Since our early childhood, we have learned behaviors that support a reality that is based on a need to survive.
Belief is an instrument used to create fear. Fear is created for ensuring everyone conforms and become accepting of societal conventions.
The means of inclusion is a desire for belonging and accepting a life of mediocrity and limitations, but this is brought about because of perceived fear.
How Fear Affect our Being?
Fear then becomes the foundation for controlling groups of people and to guarantee its survival. First, you begin by fearing nature, then animals, then the man and when some people no longer concerns man, they had to worry an unseen, divine authority which rules over everything and judges its creation.
Feeling Worthy for the Creator
You, as a member of society, are led to believe that you are a product of a creator who watches over its creation. Therefore your existence in this life is to be confined to a belief that you are here on probation and you must endeavor to be worthy to an authority which rules over you and can sentence you to the immortality of pain and continued suffering if you have not proven your worth.
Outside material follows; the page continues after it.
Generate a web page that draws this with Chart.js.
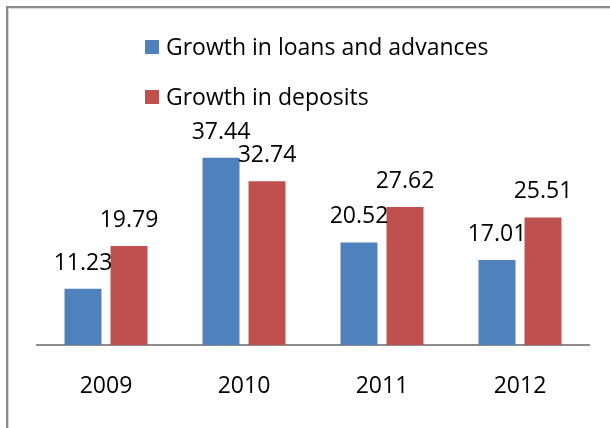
<!DOCTYPE html>
<html>
<head>
<meta charset="utf-8">
<script src="https://cdn.jsdelivr.net/npm/chart.js@4/dist/chart.umd.min.js"></script>
<style>
  html, body { margin: 0; padding: 0; background: #fff; overflow: hidden; }
  #wrap { position: relative; width: 610px; height: 428px; }
  #frame {
    position: absolute; left: 6px; top: 6px; width: 640px; height: 460px;
    border: 2px solid #8c8c8c; box-shadow: inset 1px 1px 0 #d9d9d9;
    pointer-events: none;
  }
  canvas { position: absolute; left: 0; top: 0; }
</style>
</head>
<body>
<div id="wrap">
  <canvas id="chart" width="610" height="428"></canvas>
  <div id="frame"></div>
</div>
<script>
const years = ['2009', '2010', '2011', '2012'];
const loansGrowth = [11.23, 37.44, 20.52, 17.01];
const depositsGrowth = [19.79, 32.74, 27.62, 25.51];
const seriesNames = ['Growth in loans and advances', 'Growth in deposits'];
const seriesColors = ['#4F81BD', '#C0504D'];

const FONT = "'Open Sans', 'Liberation Sans', sans-serif";

// value printed above every bar
const valueLabels = {
  id: 'valueLabels',
  afterDatasetsDraw(chart) {
    const ctx = chart.ctx;
    ctx.save();
    ctx.font = '23px ' + FONT;
    ctx.fillStyle = '#000';
    ctx.textAlign = 'center';
    ctx.textBaseline = 'alphabetic';
    chart.data.datasets.forEach((ds, i) => {
      chart.getDatasetMeta(i).data.forEach((bar, j) => {
        ctx.fillText(ds.data[j].toFixed(2), bar.x, bar.y - 19);
      });
    });
    ctx.restore();
  }
};

// stacked series key in the upper part of the chart
const seriesKey = {
  id: 'seriesKey',
  afterDraw(chart) {
    const ctx = chart.ctx;
    ctx.save();
    ctx.font = '23px ' + FONT;
    ctx.textAlign = 'left';
    ctx.textBaseline = 'middle';
    chart.data.datasets.forEach((ds, i) => {
      const cy = 47 + i * 50;
      ctx.fillStyle = ds.backgroundColor;
      ctx.fillRect(145, cy - 7, 14, 14);
      ctx.fillStyle = '#000';
      ctx.fillText(ds.label, 166, cy + 1);
    });
    ctx.restore();
  }
};

new Chart(document.getElementById('chart'), {
  type: 'bar',
  data: {
    labels: years,
    datasets: [
      { label: seriesNames[0], data: loansGrowth, backgroundColor: seriesColors[0] },
      { label: seriesNames[1], data: depositsGrowth, backgroundColor: seriesColors[1] }
    ]
  },
  options: {
    responsive: false,
    animation: false,
    devicePixelRatio: 1,
    layout: { padding: { left: 37, right: 21, top: 145, bottom: 27 } },
    datasets: { bar: { categoryPercentage: 0.6667, barPercentage: 0.804 } },
    scales: {
      x: {
        grid: { display: false, drawTicks: false },
        border: { display: true, color: '#8c8c8c', width: 2 },
        ticks: { color: '#000', padding: 28, font: { family: FONT, size: 23 } },
        afterFit(scale) { scale.height = 56; }
      },
      y: { display: false, min: 0, max: 40 }
    },
    plugins: { legend: { display: false }, tooltip: { enabled: false } }
  },
  plugins: [valueLabels, seriesKey]
});
</script>
</body>
</html>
What People Do to Stay Dominant
To maintain power and dominion over the masses, you need only to create a dogmatic fear, a belief that supports the fear and then subjugates those who don’t support those beliefs. And if that doesn’t work persecute, ridicule and then ostracize anyone who challenges those beliefs so that they don’t infect the fearful with their knowledge.
Our beliefs create your limitations, and when we can liberate ourselves from the dogmas that constrain your life it will unveil an experience without emotional conflicts and limitations
How our Existence is Defined?
Taking responsibility for everything that happens in our lives is fundamental to our awakening. This endeavor can only occur when we understand and accept our role as divine beings and remove the filters in which we all experience our reality.
Without infusing our emotions to our experiences, we can become observers and find the harmony of our natural state. This book is an opportunity for the reader to understand the dynamic principles of how programmed beliefs have governed their lives and how to remove those beliefs so that they can experience life objectively and without emotional conflicts.
A Book Written to Open our Mind
While I regularly attended Catholic service growing up, I was never truly interested in following any organized religion. Although, I did briefly study Buddhism, Hinduism, Gnosticism, and further looked into Catholicism. Still, I never found what I was looking for.
During my late 40s, I began to question everything I knew and believed and understood that my existence was defined through concepts that I did not personally discover, but was taught to me. My “aha” moment came when I began questioning my beliefs about “God.”
The concept of “God” being an outside force that created, and continues to control, everything around me was a trigger.
I questioned my beliefs and came to the realization that “God” was actually inside of me and that there was no need to search—for anything. I came to the realization the only thing I had was everything which I had brought into this world and nothing more.
Therefore, the knowledge I was seeking was within all of us, but hidden behind layers of societal beliefs and constrained by self-imposed fears and limitations.
That’s when my life was transformed and I was no longer in search of truth and instead endeavored to unveil it. Balance is achieved when we find the futility in recognizing the duality in our experiences and how we create karma when we try to force or influence an experience to control the outcome and to maintain the experience in perpetuity.
We can all follow the very simple principles of questioning everything and trusting nothing. We become observers of our reality and we can choose whether we engage the experience with our emotions and know when to let go of our attachments. — David RamĂrez, Inspirationalist and Author
About the Author
Raised in a working class Latino household in the Bronx (New York), David Ramirez was exposed to the ridged secular world at an early age. Alongside his family, Ramirez regularly attended mass and practiced the motions of Catholicism with an empty heart, but an open mind. After his family relocated to Levittown Lakes, Puerto Rico to continue his father’s career with the U.S. Navy, Ramirez became exposed to an entirely different way of life. Away from the traditional materialism of America, Ramirez embraced the island mantra of gratitude and inward reflection.